Note that the Mann-Whitney U test compares distributions and not means. But this makes sense since not assuming normality (e.g having skewed distributions, for instance) implies that comparing means is not the best way to compare groups, which is what we want to do at the end.

In this case, we use the scipy.stats.mannwhitneyu() function.

Dependent (paired) samples

Here we assume the data distribution is normal and we need to use a paired t-test.

Here we don't assume anything about the distribution and we need to use the Wilcoxon signed-rank test.

Comparing 3 or more groups

Independent samples

Again, there are parametric and non-parametric approaches depending on the assumption of normality. When normality is assumed, these tests compare group means; otherwise, they compare distributions more generally.

  • Equal variance: if the groups have equal variances and normal distributions, use one-way ANOVA.
  • Unequal variance: if the groups have unequal variances, use Welch’s ANOVA.

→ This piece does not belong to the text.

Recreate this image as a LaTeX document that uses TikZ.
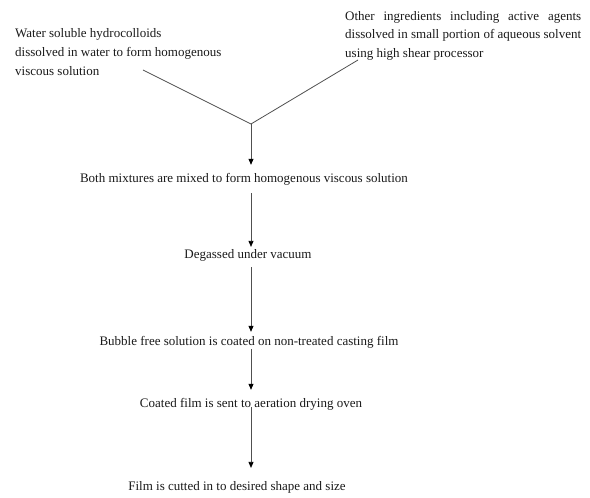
\documentclass[tikz,border=0pt]{standalone}
\usepackage{fontspec}
\setmainfont{Liberation Serif}
\usetikzlibrary{arrows.meta,calc}
\definecolor{linecol}{HTML}{505050}
\definecolor{txtcol}{HTML}{1A1A1A}
\newcommand{\jline}[1]{\makebox[236pt][s]{#1}}
\tikzset{
  steptext/.style={inner sep=0pt, font=\fontsize{13pt}{18.5pt}\selectfont, text=txtcol},
  blocktext/.style={steptext, anchor=north west},
  joinline/.style={draw=linecol, line width=0.8pt},
  arr/.style={draw=linecol, line width=0.8pt, -{Triangle[length=6pt,width=5pt,fill=black,color=black]}}
}
\begin{document}
\begin{tikzpicture}[x=1pt,y=1pt]
\useasboundingbox (0,0) rectangle (590,498);
\fill[white] (0,0) rectangle (590,498);
% top blocks
\node[blocktext, align=left, font=\fontsize{13pt}{19pt}\selectfont] (left) at (15,470)
  {Water soluble hydrocolloids\\dissolved in water to form homogenous\\viscous solution};
\node[blocktext, align=left] (right) at (345,487)
  {\jline{Other ingredients including active agents}\\
   \jline{dissolved in small portion of aqueous solvent}\\
   using high shear processor};
% junction
\coordinate (v) at (251,374);
\coordinate (ls) at (143,428);
\coordinate (rs) at (358,438);
\draw[joinline] (ls) -- (v) -- (rs);
% steps
\node[steptext] (n1) at (244,319) {Both mixtures are mixed to form homogenous viscous solution};
\node[steptext] (n2) at (248,243) {Degassed under vacuum};
\node[steptext] (n3) at (249,156) {Bubble free solution is coated on non-treated casting film};
\node[steptext] (n4) at (251,94) {Coated film is sent to aeration drying oven};
\node[steptext] (n5) at (237,11) {Film is cutted in to desired shape and size};
% arrows
\draw[arr] (v) -- ($(v|-n1.north)+(0,8)$);
\draw[arr] ($(v|-n1.south)+(0,-8)$) -- ($(v|-n2.north)+(0,2)$);
\draw[arr] ($(v|-n2.south)+(0,-6)$) -- ($(v|-n3.north)+(0,4)$);
\draw[arr] ($(v|-n3.south)+(0,-1)$) -- ($(v|-n4.north)+(0,8)$);
\draw[arr] ($(v|-n4.south)+(0,3)$) -- ($(v|-n5.north)+(0,13)$);
\end{tikzpicture}
\end{document}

Use the Kruskal-Wallis test, which does not assume normality and compares the overall distributions across groups.

Dependent (repeated measures) samples

Assuming normality, use repeated measures ANOVA to compare means across related groups.

If normality is not assumed, use the Friedman test, which compares distributions across related groups without assuming normality.